For thousands of years, Stone Mountain has been a place of ceremonial and administrative importance to the Creek Nation and once served as a neutral zone for the Creek and Cherokee Nations to meet, coordinate, and offer each other help from colonial invaders. In 1821, under the Treaty of Indian Springs, the U.S. Government and State of Georgia seized the mountain from the Creek Nation and in 1845, with the protection of the State of Georgia, the new town of Stone Mountain was settled by whites. Beginning early in the twentieth century, the second incarnation of the Ku Klux Klan, inspired by the film Birth of a Nation, began using Stone Mountain as a meeting place and hub of white supremacist activity.

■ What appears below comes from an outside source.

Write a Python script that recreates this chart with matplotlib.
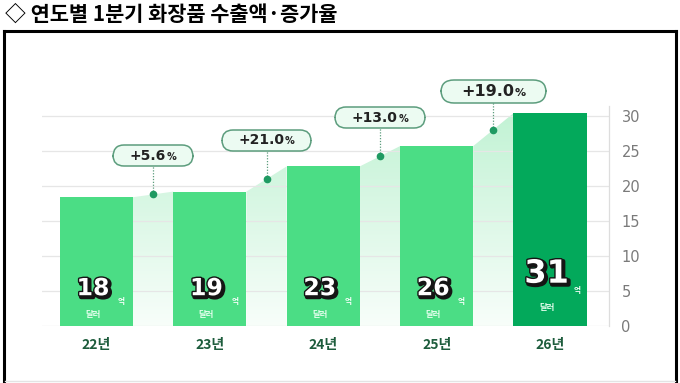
import numpy as np
import matplotlib
matplotlib.use("Agg")
import matplotlib.pyplot as plt
import matplotlib.patheffects as pe
from matplotlib.colors import LinearSegmentedColormap
from matplotlib.patches import Polygon
from matplotlib.lines import Line2D
from matplotlib.offsetbox import TextArea, HPacker, DrawingArea, AnnotationBbox

plt.rcParams['font.family'] = ['Noto Sans CJK KR', 'DejaVu Sans']

years = ['22년', '23년', '24년', '25년', '26년']
export_vals = [18.4, 19.2, 22.8, 25.7, 30.4]
value_labels = ['18', '19', '23', '26', '31']
growth_labels = ['+5.6', '+21.0', '+13.0', '+19.0']

bar_color = '#4bdd85'
last_color = '#03a95b'
box_edge = '#5c9d7d'
dot_color = '#1f9a62'
width = 0.645

fig = plt.figure(figsize=(6.8, 3.83), dpi=100)
ax = fig.add_axes([42 / 680, 57 / 383, 567 / 680, 220.5 / 383])

x = np.arange(len(years))

# gradient fills between the bars
cmap = LinearSegmentedColormap.from_list('g', ['#f8fefa', '#c0f2d3'])
grad = np.linspace(0, 1, 256).reshape(-1, 1)
for i in range(len(x) - 1):
    x0 = x[i] + width / 2
    x1 = x[i + 1] - width / 2
    poly = Polygon([(x0, 0), (x0, export_vals[i]), (x1, export_vals[i + 1]), (x1, 0)],
                   closed=True, fc='none', ec='none')
    ax.add_patch(poly)
    im = ax.imshow(grad, extent=(x0, x1, 0, 31.5), origin='lower', cmap=cmap,
                   aspect='auto', zorder=1)
    im.set_clip_path(poly)

ax.set_aspect('auto')
ax.set_xlim(-0.48, 4.52)
ax.set_ylim(0, 31.5)

ax.yaxis.grid(True, color='#e6e6e6', lw=0.9)
for gl in ax.get_ygridlines():
    gl.set_zorder(1.5)

colors = [bar_color] * (len(x) - 1) + [last_color]
ax.bar(x, export_vals, width=width, color=colors, zorder=2)

# growth markers and labels
for i, g in enumerate(growth_labels):
    mx = x[i] + 0.5
    my = (export_vals[i] + export_vals[i + 1]) / 2
    ly = my + 5.5
    big = i == len(growth_labels) - 1
    fs = 11.5 if big else 10
    ax.plot([mx, mx], [my, ly], color=box_edge, lw=0.9, ls=(0, (1, 1.3)), zorder=3,
            clip_on=False)
    ax.plot(mx, my, 'o', color=dot_color, ms=4.5, zorder=4)
    sp = 11 if big else 9
    pack = HPacker(children=[DrawingArea(sp, 1),
                             TextArea(g, textprops=dict(fontsize=fs, fontweight='bold',
                                                        color='#222222', family='DejaVu Sans')),
                             TextArea('%', textprops=dict(fontsize=fs * 0.7, fontweight='bold',
                                                          color='#222222', family='DejaVu Sans')),
                             DrawingArea(sp, 1)],
                   align='baseline', pad=0, sep=0.5)
    ab = AnnotationBbox(pack, (mx, ly), xycoords='data', frameon=True, pad=0.25,
                        fontsize=fs,
                        bboxprops=dict(boxstyle='round,pad=0.25,rounding_size=0.8',
                                       fc='#ecfbf2', ec=box_edge, lw=1.1),
                        zorder=5, annotation_clip=False)
    ax.add_artist(ab)

# values inside the bars
outline = [pe.Stroke(linewidth=3.2, foreground='#151515', offset=(1.3, -1.3)),
           pe.Stroke(linewidth=2, foreground='#151515'), pe.Normal()]
for i, lab in enumerate(value_labels):
    last = i == len(value_labels) - 1
    ny = 7.4 if last else 5.4
    dy = 2.6 if last else 1.6
    fs = 23 if last else 17
    ax.text(x[i] - 0.03, ny, lab, ha='center', va='center', fontsize=fs,
            fontweight='bold', color='white', family='DejaVu Sans',
            path_effects=outline, zorder=6)
    ax.text(x[i] + (0.24 if last else 0.22), ny - (2.4 if last else 1.9), '억',
            ha='center', va='center', fontsize=5.5, fontweight='bold', color='white', zorder=6)
    ax.text(x[i] - 0.03, dy, '달러', ha='center', va='center', fontsize=6,
            fontweight='bold', color='#e8fff0', zorder=6)

ax.set_xticks(x)
ax.set_xticklabels(years, fontsize=10, fontweight='bold', color='#1d5c3c')
ax.tick_params(axis='x', length=0, pad=9)
ax.yaxis.tick_right()
ax.set_yticks([0, 5, 10, 15, 20, 25, 30])
ax.tick_params(axis='y', length=0, pad=9, labelsize=10.5, labelcolor='#7a7a7a')
for lab in ax.get_yticklabels():
    lab.set_family('DejaVu Sans')
for s in ['top', 'left', 'bottom']:
    ax.spines[s].set_visible(False)
ax.spines['right'].set_color('#dddddd')
ax.spines['right'].set_linewidth(0.9)

# title and frame
fig.text(5 / 680, 1 - 14 / 383, '◇ 연도별 1분기 화장품 수출액·증가율', ha='left', va='center',
         fontsize=15, fontweight='bold', color='black')
W, H = 680, 383
fig.add_artist(Line2D([4 / W, 4 / W], [0, 1 - 31 / H], color='black', lw=2.2,
                      transform=fig.transFigure))
fig.add_artist(Line2D([4 / W, 676 / W], [1 - 31 / H, 1 - 31 / H], color='black', lw=2.2,
                      transform=fig.transFigure))
fig.add_artist(Line2D([676 / W, 676 / W], [0, 1 - 31 / H], color='black', lw=2.2,
                      transform=fig.transFigure))
fig.add_artist(Line2D([5 / W, 675 / W], [2 / H, 2 / H], color='#e4e4e4', lw=1,
                      transform=fig.transFigure))

fig.savefig('out.png', dpi=100)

Today, Stone Mountain is a national park located in the city of Stone Mountain, GA, and has been state owned since 1958. Despite this, its long history as a site of organization and of symbolic importance for white nationalists continues. Legally, the mountain is a confederate monument, and is marked by a massive carving of Confederate generals — an effort first initiated by a Klan member and later completed by the state to combat the civil rights movement. For over a century, the KKK has held rallies and meetings at the mountain. Last year, in the aftermath of the mass shooting at a black church in Charleston, SC, Neo-Confederates rallied at Stone Mountain in support of the Confederate symbols.